What the White House Isn't Getting About Sexual Assault

In an effort to stop blaming women for sexual assault the White House has shifted the conversation to focus on men: you need to look out for your wives, girlfriends, and daughters. In the PSA featuring celebrities from Steve Carell to Benecio Del Toro, and even Joe Biden and Barack Obama, the message that it's men's responsibility to prevent, report, and support the victims of sexual assault comes through in a chorus of deep, manly, and almost scolding sound bites.

Although the White House tackling sexual assault is a victory for advocates for sexual assault survivors and prevention, the way the task force is framing this issue is fundamentally flawed. This PSA, while an honorable effort, promotes an extremely patriarchal view of women -- a view that fundamentally goes against what research says is necessary to stop sexual assault.
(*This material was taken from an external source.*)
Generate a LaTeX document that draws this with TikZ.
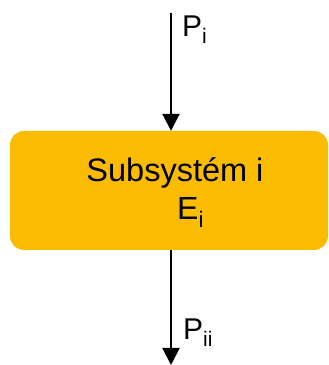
\documentclass[tikz,border=0pt]{standalone}
\usepackage{fontspec}
\setmainfont{Liberation Sans}
\usetikzlibrary{arrows.meta}
\definecolor{boxfill}{RGB}{251,187,0}
\begin{document}
\begin{tikzpicture}[x=1pt,y=1pt,
  flow/.style={line width=2pt,-{Triangle[length=17pt,width=17pt]}},
  sysbox/.style={fill=boxfill,rounded corners=14pt,minimum width=318pt,minimum height=119pt,inner sep=0pt},
  lbl/.style={inner sep=0pt,anchor=base west,font=\fontsize{30}{30}\selectfont}]
\useasboundingbox (0,0) rectangle (329,365);
\node[sysbox] (sys) at (169,174.5) {};
\node[inner sep=0pt,anchor=base,font=\fontsize{32.5}{32.5}\selectfont] (name) at (175,183) {Subsystém i};
\node[lbl,font=\fontsize{32}{32}\selectfont] (energy) at (177,145) {E\textsubscript{i}};
\coordinate (src) at (171,352);
\coordinate (snk) at (171,0);
\draw[flow] (src) -- (sys.north -| src);
\draw[flow] (sys.south -| snk) -- (snk);
\node[lbl] (pin) at (182,328) {P\textsubscript{i}};
\node[lbl] (pout) at (183,25) {P\textsubscript{ii}};
\end{tikzpicture}
\end{document}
Both the UN and the CDC have published reports showing that in cultures with greater gender inequality and adherence to gender norms, women are at a greater risk for sexual violence. Research shows that in societies that emphasize male honor and physical strength, rape is more common. So this framing of sexual assault -- that women are these delicate muffins who need to be protected by men, who are stronger and have more power -- is actually promoting the very cultural norm that creates the environment for sexual assaults to happen in the first place.

Says Gina Scaramella, LICSW, the Executive Director of Boston Area Rape Crisis Center, "The conversation about prevention and response should be framed as a civil and human rights conversation. Everyone should be encouraged to prevent sexual violence and all people should not hurt all people -- not because you're a man but because you're a human and care about other people. It's not just about men not hurting women, it's about saying violence isn't okay period. Saying that women are a special class in need of protection by men only ignores male and transgender survivors and underlines the dynamic we are working to dismantle. We need to create a culture that sees all people as having intrinsic values as humans... not one that says the exploitation of only certain groups is not okay, and only certain other groups are responsible for not being violent."

The Boston Area Rape Crisis Center (BARCC), that Scaramella has directed for 11 years, is the second oldest in the country -- it's been around since 1973. They've developed curriculums that are downloaded daily and used around the country. They present nationally on a range of topics from how to create safer public transportation to day care centers to bars. Someone from BARCC goes to the hospital with a sexual assault victim at least once a day, and works with the survivor, their family, and their school on an on going basis. "We really see what things work and don't work," says Scaramella.

And yet, in the White House Task Force Report, rape crisis centers like BARCC are only mentioned as places for service rather than places with experienced staff who could help create informed policy. The assumption is that people with law degrees or Ph.D's are not on staff (which is not true), and that the knowledge gained through practice isn't as valuable that gained through earning a three to five year degree.

This elitism carries over to many college campuses. Says Stephanie DeCandia, Esq, BARCC's director of Client services and Advocacy, "The advocates working day-to-day with survivors on campuses are seen as very ground level. Often they're not invited to actually participate in higher-level campus discussions about policy. It's the people with the PhDs in clinical psychology who inform the policies, rather than the counselor who talked to 200 victims that year."

And thus, policies and PSA's are created that -- despite the noblest of intentions -- promote the very culture that is a contributing factor to the widespread problem of sexual assault on college campuses and everywhere else.

"There is a lot of policy structured around the engagement of men meant to bring good men out and make 'good men gooder,'" says Scaramella. "It's not that that's a terrible strategy and I'm not saying there's no room for that at all. That should absolutely be a tactic. But to have the whole goal and strategy painted from that patriarchal framework feels like a problematic reinforcing of tired old stereotypes painting men with valor and women with neediness...that makes our work on the ground that much harder."

If the federal government wants to prevent sexual violence, perhaps consulting those with day-to-day experience helping survivors is a good place to start.